WRITTEN EXERCISE. Reproduce exactly the lines starting at the line that contains "Generate a web" and ending at the line that contains "0.309, 0.3, 0.287];". Omit pictures.

DATASET.

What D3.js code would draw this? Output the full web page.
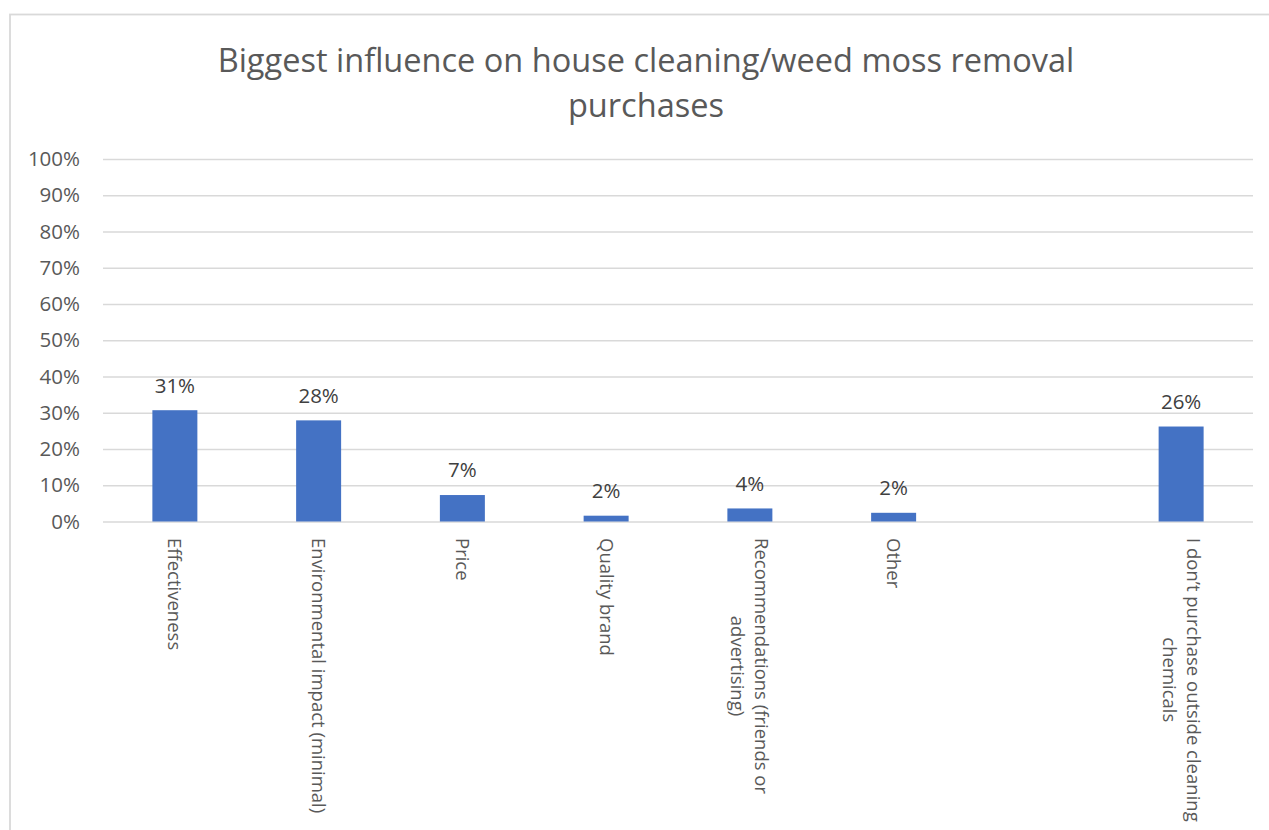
<!DOCTYPE html>
<html>
<head>
<meta charset="utf-8">
<script src="https://cdn.jsdelivr.net/npm/d3@7"></script>
<style>
  html, body { margin: 0; padding: 0; background: #ffffff; }
  svg { display: block; font-family: "Open Sans", "Noto Sans", sans-serif; }
</style>
</head>
<body>
<svg id="chart" width="1269" height="830"></svg>
<script>
// ---- data ----
const titleLines = ["Biggest influence on house cleaning/weed moss removal", "purchases"];
const categories = [
  "Effectiveness",
  "Environmental impact (minimal)",
  "Price",
  "Quality brand",
  "Recommendations (friends or advertising)",
  "Other",
  "",
  "I don\u2019t purchase outside cleaning chemicals"
];
const values = [0.307, 0.279, 0.073, 0.016, 0.036, 0.024, null, 0.262];
const yTicks = [0, 0.1, 0.2, 0.3, 0.4, 0.5, 0.6, 0.7, 0.8, 0.9, 1.0];

// ---- layout ----
const W = 1269, H = 830;
const plot = { left: 103, right: 1253, top: 159, bottom: 521.5 };
const svg = d3.select("#chart");

// frame
svg.append("rect")
  .attr("x", 10).attr("y", 14.5)
  .attr("width", 1400).attr("height", 1000)
  .attr("fill", "#fff").attr("stroke", "#d9d9d9").attr("stroke-width", 1.8);

// title
const titleSize = 31;
const title = svg.append("text")
  .attr("text-anchor", "middle")
  .attr("fill", "#595959")
  .style("font-size", titleSize + "px");
titleLines.forEach((t, i) => {
  title.append("tspan").attr("x", 646).attr("y", 72 + i * 45).text(t);
});
// fit width of first line to reference
const firstW = title.select("tspan").node().getComputedTextLength();
const fitted = titleSize * 857 / firstW;
title.style("font-size", fitted + "px");

// scales
const x = d3.scaleBand()
  .domain(categories)
  .range([plot.left, plot.right])
  .paddingInner(0.687)
  .paddingOuter(0.3435);
const y = d3.scaleLinear().domain([0, 1]).range([plot.bottom, plot.top]);

// gridlines
const yAxis = d3.axisLeft(y).tickValues(yTicks).tickFormat(d3.format(".0%"))
  .tickSize(-(plot.right - plot.left)).tickPadding(23);
const gy = svg.append("g").attr("transform", `translate(${plot.left},0)`).call(yAxis);
gy.select(".domain").remove();
gy.selectAll(".tick line").attr("stroke", "#d9d9d9").attr("stroke-width", 1.6);
gy.selectAll(".tick text")
  .attr("fill", "#595959")
  .style("font-size", "20.5px")
  .style("font-family", "\"Open Sans\", sans-serif");

// bars
const data = categories.map((c, i) => ({ c, v: values[i] })).filter(d => d.v != null);
svg.append("g").selectAll("rect").data(data).join("rect")
  .attr("x", d => x(d.c))
  .attr("width", x.bandwidth())
  .attr("y", d => y(d.v))
  .attr("height", d => y(0) - y(d.v))
  .attr("fill", "#4472c4");

// data labels
svg.append("g").selectAll("text").data(data).join("text")
  .attr("x", d => x(d.c) + x.bandwidth() / 2)
  .attr("y", d => y(d.v) - 17.7)
  .attr("text-anchor", "middle")
  .attr("fill", "#404040")
  .style("font-size", "20.5px")
  .text(d => d3.format(".0%")(d.v));

// category labels (rotated, wrapped)
const catSize = 18.5;
const maxLen = 292;
const lh = 24;
const measure = svg.append("text").style("font-size", catSize + "px").attr("opacity", 0);
function textW(s) { measure.text(s); return measure.node().getComputedTextLength(); }
function wrap(s) {
  const words = s.split(" ");
  const lines = [];
  let cur = "";
  words.forEach(w => {
    const t = cur ? cur + " " + w : w;
    if (cur && textW(t) > maxLen) { lines.push(cur); cur = w; } else { cur = t; }
  });
  if (cur) lines.push(cur);
  return lines;
}
categories.forEach(c => {
  if (!c) return;
  const lines = wrap(c);
  const blockLen = d3.max(lines, l => textW(l));
  const g = svg.append("g")
    .attr("transform", `translate(${x(c) + x.bandwidth() / 2},${plot.bottom + 16.5}) rotate(90)`);
  lines.forEach((l, i) => {
    g.append("text")
      .attr("x", blockLen / 2)
      .attr("y", (i - (lines.length - 1) / 2) * lh)
      .attr("dy", "0.35em")
      .attr("text-anchor", "middle")
      .attr("fill", "#595959")
      .style("font-size", catSize + "px")
      .text(l);
  });
});
measure.remove();
</script>
</body>
</html>
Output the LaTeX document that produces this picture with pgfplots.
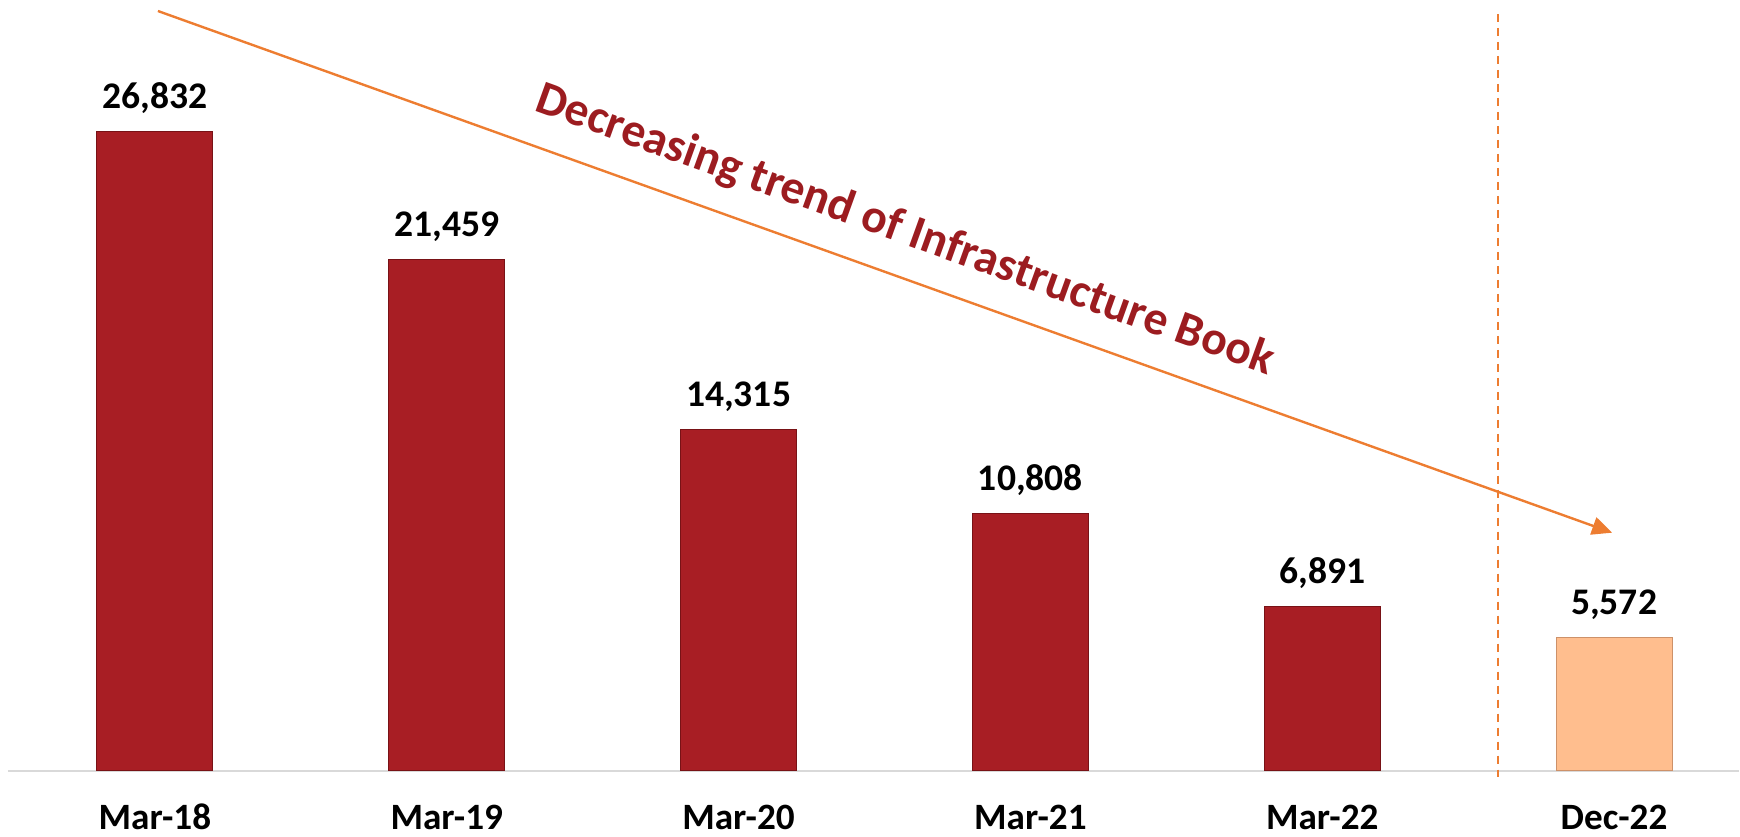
\documentclass[border=0pt]{standalone}
\usepackage{fontspec}
\setmainfont{Carlito}
\usepackage{pgfplots}
\pgfplotsset{compat=1.18}
\usetikzlibrary{arrows.meta}

\definecolor{barred}{RGB}{168,30,36}
\definecolor{barredEdge}{RGB}{120,18,22}
\definecolor{peach}{RGB}{255,190,142}
\definecolor{peachEdge}{RGB}{205,145,105}
\definecolor{trendorange}{RGB}{237,125,49}
\definecolor{textred}{RGB}{156,28,32}
\definecolor{axisgray}{RGB}{217,217,217}

\begin{document}
\begin{tikzpicture}
% 1 px of the reference = 0.5pt, origin at the top left corner
\begin{scope}[x=0.5pt,y=-0.5pt]
  \useasboundingbox (0,0) rectangle (1740,837);
\end{scope}

\begin{axis}[
    at={(4pt,-385.5pt)}, anchor=south west,
    scale only axis,
    width=866pt, height=385.5pt,
    xmin=-0.5034, xmax=5.4281,
    ymin=0, ymax=32375,
    axis y line=none,
    axis x line*=bottom,
    x axis line style={draw=axisgray, line width=1pt, -},
    xtick={0,...,5},
    xticklabels={Mar-18,Mar-19,Mar-20,Mar-21,Mar-22,Dec-22},
    major tick length=0pt,
    xticklabel style={font=\fontsize{18.6}{21}\selectfont\bfseries, anchor=base, yshift=-29.5pt},
    ybar, bar width=58pt, bar shift=0pt,
    clip=false,
    /pgf/number format/assume math mode=true,
    /pgf/number format/.cd, fixed, precision=0, 1000 sep={,},
    /pgfplots/.cd,
    nodes near coords={\pgfmathprintnumber{\pgfplotspointmeta}},
    nodes near coords style={font=\fontsize{18.8}{21}\selectfont\bfseries, black, anchor=base, yshift=11.5pt},
  ]
  \addplot[fill=barred, draw=barredEdge, line width=0.5pt]
    coordinates {(0,26832) (1,21459) (2,14315) (3,10808) (4,6891)};
  \addplot[fill=peach, draw=peachEdge, line width=0.5pt]
    coordinates {(5,5572)};
\end{axis}

\begin{scope}[x=0.5pt,y=-0.5pt]
  % separator before the latest period
  \draw[trendorange, line width=1.2pt, dash pattern=on 4pt off 3pt] (1499,14) -- (1499,777);
  % trend arrow
  \draw[trendorange, line width=1.2pt, -{Triangle[length=10pt,width=9pt]}] (158,11) -- (1613,533);
  \node[textred, rotate=-19.8, anchor=base, font=\fontsize{23.8}{27}\selectfont\bfseries]
    at (901,243) {Decreasing trend of Infrastructure Book};
\end{scope}
\end{tikzpicture}
\end{document}
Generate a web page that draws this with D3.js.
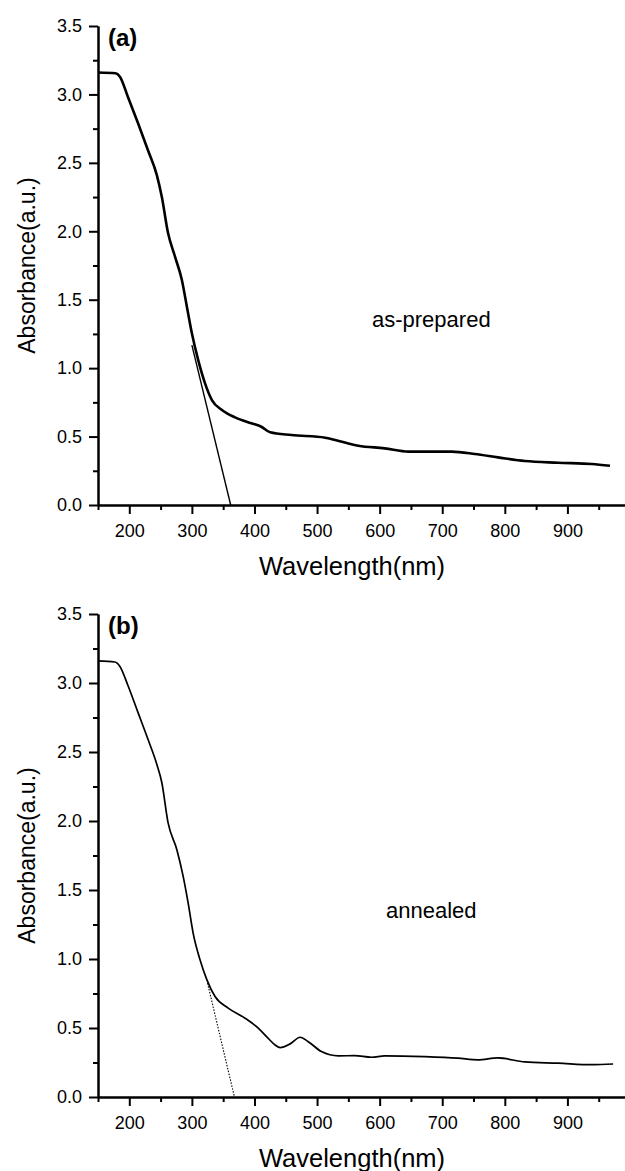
<!DOCTYPE html>
<html>
<head>
<meta charset="utf-8">
<script src="https://d3js.org/d3.v7.min.js"></script>
<style>
  body { margin: 0; background: #fff; }
  svg { display: block; }
  .axis text { font-family: "Liberation Sans", Arial, sans-serif; font-size: 18px; fill: #000; }
  .axis path, .axis line { stroke: #000; stroke-width: 2; }
  .title { font-family: "Liberation Sans", Arial, sans-serif; fill: #000; }
</style>
</head>
<body>
<script>

// data

var wavelengthA = [150, 178, 185, 198, 214, 230, 244, 252, 262, 273, 284, 292, 300, 310, 321, 332, 348, 369, 395, 411, 425, 459, 513, 529, 566, 608, 646, 715, 752, 789, 832, 885, 939, 968];
var absorbanceA = [3.16, 3.155, 3.13, 2.98, 2.79, 2.59, 2.41, 2.25, 1.985, 1.815, 1.644, 1.449, 1.255, 1.06, 0.889, 0.767, 0.694, 0.64, 0.597, 0.572, 0.531, 0.511, 0.492, 0.475, 0.433, 0.414, 0.39, 0.39, 0.373, 0.348, 0.321, 0.309, 0.3, 0.287];

var wavelengthB = [150, 177, 185, 198, 214, 230, 244, 252, 262, 276, 286, 294, 302, 313, 324, 337, 358, 385, 406, 422, 433, 441, 457, 473, 486, 507, 534, 560, 587, 608, 672, 725, 757, 789, 832, 885, 939, 973];
var absorbanceB = [3.16, 3.152, 3.12, 2.98, 2.785, 2.59, 2.41, 2.277, 1.986, 1.792, 1.6, 1.406, 1.188, 0.994, 0.849, 0.728, 0.644, 0.571, 0.499, 0.425, 0.377, 0.358, 0.385, 0.433, 0.401, 0.329, 0.298, 0.3, 0.288, 0.298, 0.292, 0.281, 0.269, 0.283, 0.254, 0.245, 0.234, 0.239];

// band-edge tangents [wavelength, absorbance]
var tangentA = [[300, 1.168], [362, 0]];
var tangentB = [[325, 0.825], [368, 0]];

var xMajor = [200, 300, 400, 500, 600, 700, 800, 900];
var xMinor = [150, 250, 350, 450, 550, 650, 750, 850, 950];
var yMajor = [0, 0.5, 1, 1.5, 2, 2.5, 3, 3.5];
var yMinor = [0.25, 0.75, 1.25, 1.75, 2.25, 2.75, 3.25];

var panels = [
  {tag: "(a)", note: "as-prepared", wl: wavelengthA, ab: absorbanceA, tan: tangentA,
   top: 26, bottom: 505, noteX: 372, noteY: 327, lineW: 2.6, dash: null},
  {tag: "(b)", note: "annealed", wl: wavelengthB, ab: absorbanceB, tan: tangentB,
   top: 614, bottom: 1097, noteX: 386, noteY: 918, lineW: 1.7, dash: "1.5,1.5"}
];

var svg = d3.select("body").append("svg")
    .attr("width", 625)
    .attr("height", 1171);

var x = d3.scaleLinear()
    .domain([150, 1000])
    .range([98, 630]);

panels.forEach(function(p) {
  var y = d3.scaleLinear()
      .domain([0, 3.5])
      .range([p.bottom, p.top]);

  var g = svg.append("g");

  // minor ticks first, major on top
  g.append("g")
    .attr("class", "x axis")
    .attr("transform", "translate(0," + p.bottom + ")")
    .call(d3.axisBottom(x).tickValues(xMinor).tickSize(5).tickSizeOuter(0).tickFormat(""));

  g.append("g")
    .attr("class", "x axis")
    .attr("transform", "translate(0," + p.bottom + ")")
    .call(d3.axisBottom(x).tickValues(xMajor).tickSize(9).tickSizeOuter(0).tickPadding(10));

  g.append("g")
    .attr("class", "y axis")
    .attr("transform", "translate(" + x(150) + ",0)")
    .call(d3.axisLeft(y).tickValues(yMinor).tickSize(5).tickSizeOuter(0).tickFormat(""));

  g.append("g")
    .attr("class", "y axis")
    .attr("transform", "translate(" + x(150) + ",0)")
    .call(d3.axisLeft(y).tickValues(yMajor).tickSize(9).tickSizeOuter(0).tickPadding(7).tickFormat(d3.format(".1f")));

  var line = d3.line()
      .x(function(d) { return x(d[0]); })
      .y(function(d) { return y(d[1]); })
      .curve(d3.curveMonotoneX);

  var pts = p.wl.map(function(w, i) { return [w, p.ab[i]]; });

  g.append("path")
    .datum(p.tan)
    .attr("fill", "none")
    .attr("stroke", "#000")
    .attr("stroke-width", p.dash ? 1.1 : 1.4)
    .attr("stroke-dasharray", p.dash)
    .attr("d", d3.line().x(function(d) { return x(d[0]); }).y(function(d) { return y(d[1]); }));

  g.append("path")
    .datum(pts)
    .attr("fill", "none")
    .attr("stroke", "#000")
    .attr("stroke-width", p.lineW)
    .attr("stroke-linejoin", "round")
    .attr("d", line);

  g.append("text")
    .attr("class", "title")
    .attr("x", 108)
    .attr("y", p.top + 20)
    .style("font-size", "24px")
    .style("font-weight", "bold")
    .text(p.tag);

  g.append("text")
    .attr("class", "title")
    .attr("x", p.noteX)
    .attr("y", p.noteY)
    .style("font-size", "22px")
    .text(p.note);

  g.append("text")
    .attr("class", "title")
    .attr("transform", "translate(35," + ((p.top + p.bottom) / 2) + ") rotate(-90)")
    .style("text-anchor", "middle")
    .style("font-size", "23px")
    .text("Absorbance(a.u.)");

  g.append("text")
    .attr("class", "title")
    .attr("x", 352)
    .attr("y", p.bottom + 70)
    .style("text-anchor", "middle")
    .style("font-size", "25.5px")
    .text("Wavelength(nm)");
});

</script>
</body>
</html>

SOLUTION TO THE EXERCISE.
Generate a web page that draws this with D3.js.
<!DOCTYPE html>
<html>
<head>
<meta charset="utf-8">
<script src="https://d3js.org/d3.v7.min.js"></script>
<style>
  body { margin: 0; background: #fff; }
  svg { display: block; }
  .axis text { font-family: "Liberation Sans", Arial, sans-serif; font-size: 18px; fill: #000; }
  .axis path, .axis line { stroke: #000; stroke-width: 2; }
  .title { font-family: "Liberation Sans", Arial, sans-serif; fill: #000; }
</style>
</head>
<body>
<script>

// data

var wavelengthA = [150, 178, 185, 198, 214, 230, 244, 252, 262, 273, 284, 292, 300, 310, 321, 332, 348, 369, 395, 411, 425, 459, 513, 529, 566, 608, 646, 715, 752, 789, 832, 885, 939, 968];
var absorbanceA = [3.16, 3.155, 3.13, 2.98, 2.79, 2.59, 2.41, 2.25, 1.985, 1.815, 1.644, 1.449, 1.255, 1.06, 0.889, 0.767, 0.694, 0.64, 0.597, 0.572, 0.531, 0.511, 0.492, 0.475, 0.433, 0.414, 0.39, 0.39, 0.373, 0.348, 0.321, 0.309, 0.3, 0.287];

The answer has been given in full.